Im not a windows developer, but heres what I understand:
main window - toplevel container which you can active/see in the taskbar.
dialog - little box locking (if modal) your window, not seeable in the taskbar. Mostly used to display message to the user.
mdi (Multiple Document Interface) - Not directly a window but more a simple container for storing child windows. Each child window can be maximized/minimized/closed inside this container, but you wont find any of these in the taskbar. http://en.wikipedia.org/wiki/Multiple_document_interface
There is reference information available here on the MSDN website. If you want more of an introduction or tutorial, then Charles Petzold's book Programming Windows is excellent.
Main window The application's top window.
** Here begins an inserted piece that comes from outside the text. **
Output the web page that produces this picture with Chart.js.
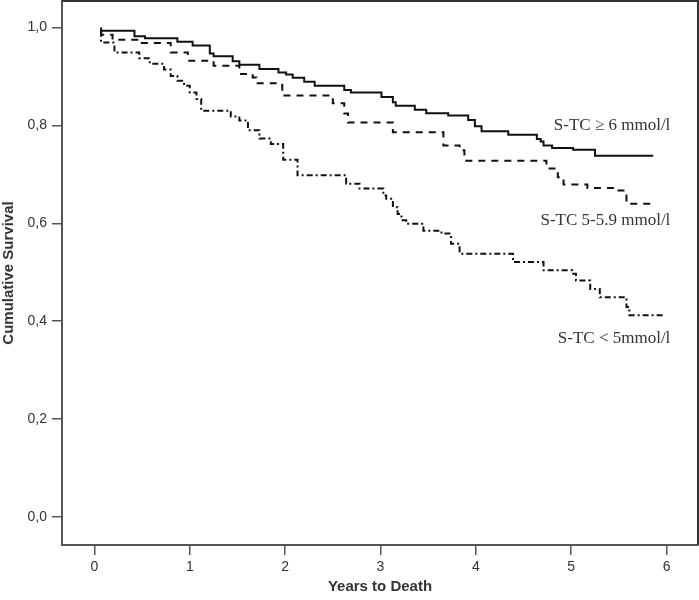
<!DOCTYPE html>
<html>
<head>
<meta charset="utf-8">
<script src="https://cdn.jsdelivr.net/npm/chart.js@4.4.0/dist/chart.umd.min.js"></script>
<style>
  html, body { margin: 0; padding: 0; background: #fff; }
  #wrap { width: 699px; height: 600px; }
</style>
</head>
<body>
<div id="wrap"><canvas id="kmChart" width="699" height="600"></canvas></div>
<script>
// Kaplan-Meier curves (years, cumulative survival)
const groupNames = ['S-TC ≥ 6 mmol/l', 'S-TC 5-5.9 mmol/l', 'S-TC < 5mmol/l'];

const timeHigh = [0.07, 0.42, 0.53, 0.87, 1.03, 1.21, 1.25, 1.45, 1.52, 1.73, 1.93, 2.01, 2.08, 2.20, 2.31, 2.62, 2.69, 3.01,
  3.13, 3.16, 3.36, 3.48, 3.71, 3.92, 3.99, 4.06, 4.34, 4.64, 4.68, 4.71, 4.80, 5.02, 5.25, 5.37, 5.86];
const survHigh = [1.000, 0.993, 0.982, 0.978, 0.971, 0.963, 0.947, 0.941, 0.931, 0.924, 0.915, 0.908, 0.904, 0.897, 0.889, 0.881, 0.872, 0.867,
  0.858, 0.847, 0.840, 0.832, 0.825, 0.820, 0.811, 0.798, 0.788, 0.781, 0.772, 0.767, 0.759, 0.754, 0.750, 0.738, 0.738];

const timeMid = [0.07, 0.19, 0.45, 0.80, 0.98, 1.25, 1.52, 1.66, 1.70, 1.97, 2.50, 2.62, 2.66, 3.13, 3.66, 3.83, 3.88,
  4.74, 4.86, 4.92, 5.17, 5.44, 5.58, 5.67, 5.86];
const survMid = [0.993, 0.985, 0.975, 0.968, 0.949, 0.932, 0.922, 0.905, 0.898, 0.886, 0.861, 0.845, 0.824, 0.806, 0.786, 0.759, 0.749,
  0.728, 0.712, 0.694, 0.679, 0.672, 0.667, 0.640, 0.640];

const timeLow = [0.07, 0.21, 0.47, 0.58, 0.73, 0.80, 0.87, 0.94, 1.00, 1.07, 1.12, 1.43, 1.52, 1.61, 1.73, 1.85, 1.98, 2.13,
  2.64, 2.78, 3.03, 3.06, 3.13, 3.18, 3.22, 3.27, 3.45, 3.64, 3.74, 3.83, 4.39, 4.71, 5.01, 5.05, 5.20, 5.30, 5.58, 5.61, 5.67, 5.97];
const survLow = [0.993, 0.969, 0.949, 0.937, 0.926, 0.914, 0.901, 0.891, 0.881, 0.867, 0.854, 0.830, 0.818, 0.810, 0.790, 0.773, 0.762, 0.730,
  0.698, 0.681, 0.671, 0.657, 0.650, 0.633, 0.619, 0.606, 0.599, 0.585, 0.579, 0.558, 0.538, 0.521, 0.504, 0.497, 0.483, 0.466, 0.449, 0.429, 0.412, 0.412];

const xTickValues = [0, 1, 2, 3, 4, 5, 6];
const yTickValues = [0, 0.2, 0.4, 0.6, 0.8, 1.0];

// where the curve names sit (data units, right aligned)
const labelAnchors = [
  { x: 6.04, y: 0.800 },
  { x: 6.04, y: 0.606 },
  { x: 6.04, y: 0.365 }
];

function zip(ts, ss) {
  return ts.map((t, i) => ({ x: t, y: ss[i] }));
}

const ctx = document.getElementById('kmChart');
const axisColor = '#555';
const textColor = '#333';

// frame on top and right of the plot box
const framePlugin = {
  id: 'frame',
  afterDraw(chart) {
    const a = chart.chartArea;
    const c = chart.ctx;
    c.save();
    c.strokeStyle = '#333';
    c.lineWidth = 2;
    c.beginPath();
    c.moveTo(a.left, a.top);
    c.lineTo(a.right, a.top);
    c.lineTo(a.right, a.bottom);
    c.stroke();
    c.restore();
  }
};

// curve names
const namesPlugin = {
  id: 'names',
  afterDatasetsDraw(chart) {
    const c = chart.ctx;
    const xs = chart.scales.x, ys = chart.scales.y;
    c.save();
    c.font = '17px "Liberation Serif", "Times New Roman", serif';
    c.fillStyle = textColor;
    c.textAlign = 'right';
    c.textBaseline = 'middle';
    groupNames.forEach((n, i) => {
      c.fillText(n, xs.getPixelForValue(labelAnchors[i].x), ys.getPixelForValue(labelAnchors[i].y));
    });
    c.restore();
  }
};

new Chart(ctx, {
  type: 'line',
  data: {
    datasets: [{
      label: groupNames[0],
      data: zip(timeHigh, survHigh),
      borderColor: '#111',
      borderWidth: 2,
      stepped: 'after',
      pointRadius: 0
    }, {
      label: groupNames[1],
      data: zip(timeMid, survMid),
      borderColor: '#111',
      borderWidth: 2,
      borderDash: [7, 6],
      stepped: 'after',
      pointRadius: 0
    }, {
      label: groupNames[2],
      data: zip(timeLow, survLow),
      borderColor: '#111',
      borderWidth: 2,
      borderDash: [6, 3, 2, 3],
      stepped: 'after',
      pointRadius: 0
    }]
  },
  options: {
    responsive: false,
    animation: false,
    devicePixelRatio: 1,
    layout: { padding: { top: 1, right: 1, left: 0, bottom: 0 } },
    plugins: {
      legend: { display: false },
      tooltip: { enabled: false }
    },
    scales: {
      x: {
        type: 'linear',
        min: -0.34,
        max: 6.33,
        afterBuildTicks: s => { s.ticks = xTickValues.map(v => ({ value: v })); },
        afterFit: s => { s.height = 55; s.paddingLeft = 0; s.paddingRight = 0; },
        ticks: {
          color: textColor,
          font: { family: '"Liberation Sans", Arial, sans-serif', size: 14 },
          padding: 4,
          maxRotation: 0,
          callback: v => String(v)
        },
        grid: {
          drawOnChartArea: false,
          drawTicks: true,
          tickLength: 10,
          tickColor: axisColor,
          lineWidth: 1.5
        },
        border: { display: true, color: axisColor, width: 2 },
        title: {
          display: true,
          text: 'Years to Death',
          color: textColor,
          font: { family: '"Liberation Sans", Arial, sans-serif', size: 15, weight: 'bold' },
          padding: { top: 0, bottom: 4 }
        }
      },
      y: {
        type: 'linear',
        min: -0.057,
        max: 1.054,
        afterBuildTicks: s => { s.ticks = yTickValues.map(v => ({ value: v })); },
        afterFit: s => { s.width = 62; s.paddingTop = 0; s.paddingBottom = 0; },
        ticks: {
          color: textColor,
          font: { family: '"Liberation Sans", Arial, sans-serif', size: 14 },
          padding: 5,
          callback: v => v.toFixed(1).replace('.', ',')
        },
        grid: {
          drawOnChartArea: false,
          drawTicks: true,
          tickLength: 10,
          tickColor: axisColor,
          lineWidth: 1.5
        },
        border: { display: true, color: axisColor, width: 2 },
        title: {
          display: true,
          text: 'Cumulative Survival',
          color: textColor,
          font: { family: '"Liberation Sans", Arial, sans-serif', size: 15, weight: 'bold' },
          padding: { top: 0, bottom: 0 }
        }
      }
    }
  },
  plugins: [framePlugin, namesPlugin]
});
</script>
</body>
</html>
It's flaged as the process main window and this information can be easily accessed by calling processes with the appropriate permission.
MDI (Multiple document interface) window This is, typically, in an application main window and it contains a set of MDI Children. This is mostly a window class integrated with Win32 API. I beleive it's not treated differently by the operating system as any other window class. Those are becoming extinct in favor of multiple SDI windows (Word 2007).
Child This is a child window of any other window. Its position, visibility and mostly everything is dependent on the parent window. The children send notifications to their parents. A notification is a specific kind of window message.
Dialog Dialogs provides easy child creation and input handling based on what 95% of dialogs need. Dialog functions in the API let you create a window and it's children using compiled templates in the PE file (.exe). The message handling is also slightly different since you are working mostly with notifications from children.
The main difference with dialogs is when you are using a modal one. The creation call will block until the user closes the dialog. This can make UI updating a little tricky in some situations.